Monday, May. 28, 1973
The Cause Agency
Its annual budget could not pay the expense accounts of a Madison Avenue agency, and its roster of clients is more in the category of "Who's That?" than Who's Who. Yet Public Interest Communications, a nine-month-old, nonprofit San Francisco ad agency, is making a satisfying unconventional splash in the business of mass persuasion. PIC has successfully put well-tested formulas for selling deodorants and detergents behind a wide range of controversial or overlooked causes that range from supporting drug-treatment centers in residential neighborhoods to saving whales from extinction.
Unlike traditional cause promotions, which are often earnestly dull, signature-crammed exhortations in pamphlets, PIC ads use sprightly graphics and tough, well-turned copy. And the ads are typically placed in mass-circulation dailies and on radio stations. The agency, devoted exclusively to public service ads, gets its total annual revenue of $103,000 in the form of individual donations and grants from such liberal-inclined institutions as the Washington-based Stern Family Fund, the Kaplan Fund in Manhattan, and the San Francisco Foundation.
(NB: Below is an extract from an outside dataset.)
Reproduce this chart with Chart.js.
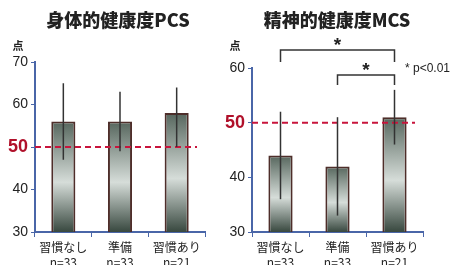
<!DOCTYPE html>
<html>
<head>
<meta charset="utf-8">
<script src="https://cdn.jsdelivr.net/npm/chart.js@4.4.0/dist/chart.umd.min.js"></script>
<style>
  html, body { margin: 0; padding: 0; background: #fff; }
  #wrap { position: relative; width: 451px; height: 265px; }
  canvas { position: absolute; top: 0; }
</style>
</head>
<body>
<div id="wrap">
  <canvas id="pcs" width="225" height="265" style="left:0"></canvas>
  <canvas id="mcs" width="226" height="265" style="left:225px"></canvas>
</div>
<script>
const categories = [['習慣なし', 'n=33'], ['準備', 'n=33'], ['習慣あり', 'n=21']];

const pcsMeans = [56, 56, 58];
const pcsLow = [47, 49, 50];
const pcsHigh = [65, 63, 64];

const mcsMeans = [44, 42, 51];
const mcsLow = [36, 33, 46];
const mcsHigh = [52, 51, 56];

const refValue = 50;

const FONT = "'Liberation Sans', 'Noto Sans CJK JP', sans-serif";
const JP = "'Noto Sans CJK JP', 'Liberation Sans', sans-serif";

function barFill(ctx) {
    const chart = ctx.chart;
    const area = chart.chartArea;
    if (!area || !ctx.parsed) return '#8a9a90';
    const y = chart.scales.y;
    const top = y.getPixelForValue(ctx.parsed.y);
    const g = chart.ctx.createLinearGradient(0, top, 0, area.bottom);
    g.addColorStop(0, '#56665d');
    g.addColorStop(0.55, '#d6ddd9');
    g.addColorStop(1, '#38483f');
    return g;
}

const isRef = t => t.tick && t.tick.value === refValue;

const decorations = {
    id: 'decorations',
    afterDatasetsDraw(chart, args, opts) {
        const c = chart.ctx;
        const x = chart.scales.x, y = chart.scales.y;
        const area = chart.chartArea;

        // reference line
        c.save();
        c.strokeStyle = '#c8143c';
        c.lineWidth = 2;
        c.setLineDash([6, 4]);
        const ry = y.getPixelForValue(refValue);
        c.beginPath();
        c.moveTo(area.left, ry);
        c.lineTo(area.right - 8, ry);
        c.stroke();
        c.restore();

        // error bars
        c.save();
        c.strokeStyle = '#333';
        c.lineWidth = 1.5;
        opts.low.forEach((lo, i) => {
            const px = x.getPixelForValue(i);
            c.beginPath();
            c.moveTo(px, y.getPixelForValue(lo));
            c.lineTo(px, y.getPixelForValue(opts.high[i]));
            c.stroke();
        });
        c.restore();

        // title and unit
        c.save();
        c.fillStyle = '#222';
        c.textAlign = 'center';
        c.textBaseline = 'middle';
        c.font = '900 18px ' + JP;
        c.fillText(opts.title, opts.titleX, 20);
        c.font = 'bold 11px ' + JP;
        c.fillText('点', opts.unitX, 46);
        c.restore();

        // significance brackets
        if (opts.brackets) {
            c.save();
            c.strokeStyle = '#333';
            c.fillStyle = '#222';
            c.lineWidth = 1.5;
            c.textAlign = 'center';
            c.textBaseline = 'middle';
            opts.brackets.forEach(b => {
                const x1 = x.getPixelForValue(b.from);
                const x2 = x.getPixelForValue(b.to);
                const yt = y.getPixelForValue(b.top);
                const yb = y.getPixelForValue(b.bottom);
                c.beginPath();
                c.moveTo(x1, yb);
                c.lineTo(x1, yt);
                c.lineTo(x2, yt);
                c.lineTo(x2, yb);
                c.stroke();
                c.font = 'bold 19px ' + FONT;
                c.fillText('*', (x1 + x2) / 2, yt - 4);
            });
            c.font = '12px ' + FONT;
            c.textAlign = 'left';
            c.fillText('* p<0.01', 180, 69);
            c.restore();
        }
    }
};

function makeChart(id, means, low, high, yMax, axisWidth, padTop, padRight, extra) {
    new Chart(document.getElementById(id), {
        type: 'bar',
        data: {
            labels: categories,
            datasets: [{
                data: means,
                backgroundColor: barFill,
                borderColor: '#4e2e2a',
                borderWidth: 2,
                borderSkipped: 'bottom',
                barPercentage: 0.85,
                categoryPercentage: 0.5
            }]
        },
        options: {
            responsive: false,
            animation: false,
            layout: { padding: { top: padTop, right: padRight, left: 0, bottom: 0 } },
            plugins: {
                legend: { display: false },
                tooltip: { enabled: false },
                decorations: Object.assign({ low: low, high: high }, extra)
            },
            scales: {
                x: {
                    grid: { offset: true, drawOnChartArea: false, tickLength: 5, color: '#4a66a8' },
                    border: { color: '#4a66a8', width: 2 },
                    ticks: {
                        color: '#222',
                        font: { size: 12, family: JP, lineHeight: 1.25 },
                        padding: 3,
                        maxRotation: 0,
                        minRotation: 0,
                        autoSkip: false
                    },
                    afterFit(s) { s.height = 33; }
                },
                y: {
                    min: 30,
                    max: yMax,
                    grid: { drawOnChartArea: false, tickLength: 4, color: '#4a66a8' },
                    border: { color: '#4a66a8', width: 2 },
                    ticks: {
                        stepSize: 10,
                        padding: 3,
                        color: t => isRef(t) ? '#b0102a' : '#222',
                        font: t => isRef(t)
                            ? { size: 18, weight: 'bold', family: FONT }
                            : { size: 14, family: FONT }
                    },
                    afterFit(s) { s.width = axisWidth; }
                }
            }
        },
        plugins: [decorations]
    });
}

makeChart('pcs', pcsMeans, pcsLow, pcsHigh, 70, 35, 62, 20,
    { title: '身体的健康度PCS', titleX: 118, unitX: 18 });

makeChart('mcs', mcsMeans, mcsLow, mcsHigh, 60, 27, 68, 28,
    { title: '精神的健康度MCS', titleX: 112, unitX: 10,
      brackets: [
          { from: 0, to: 2, top: 63.3, bottom: 61.1 },
          { from: 1, to: 2, top: 58.7, bottom: 56.9 }
      ] });
</script>
</body>
</html>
The agency's president, King Harris, 60, a veteran adman formerly with the Campbell-Ewald Co., and PIC's creative director, Dugald Stermer, 36, a freelance artist, work without pay. The highest weekly salary paid to the full-time staff of three is $150. PIC researches, creates and places its ads for nothing, charging only for material and the cost of printing or broadcasting. It often gets help from other admen, who donate their services without cost.
Whale Hunting. PIC's most successful campaign was done in conjunction with Maxwell Arnold, chief of a San Francisco agency. For $500 Arnold produced a newspaper ad to raise funds for a North Vietnamese hospital that was hit by U.S. bombers just before Christmas. The ad, headlined OUR PRESIDENT WAS ANGRY, SO BACH MAI HOSPITAL IN HANOI WAS DESTROYED, drew
$500,000 in donations. Another PIC ad, for Prison Media Project, a group seeking better job training for inmates, shows a convict at work under the headline: I MAKE AMERICAN FLAGS FOR 350 A DAY. PIC has also created promotions for the Lawyers Guild, which wants to reform grand juries, and Project Jonah, an organization that is trying to stop whale hunting.
PIC now hopes to expand its audience by getting the Advertising Council, which serves as a conduit for public service ads on major broadcast networks, to accept some of its promotions for placement. Despite low salaries, PIC staffers remain enthusiastic about their work. Says Stermer: "It beats hell out of selling soap."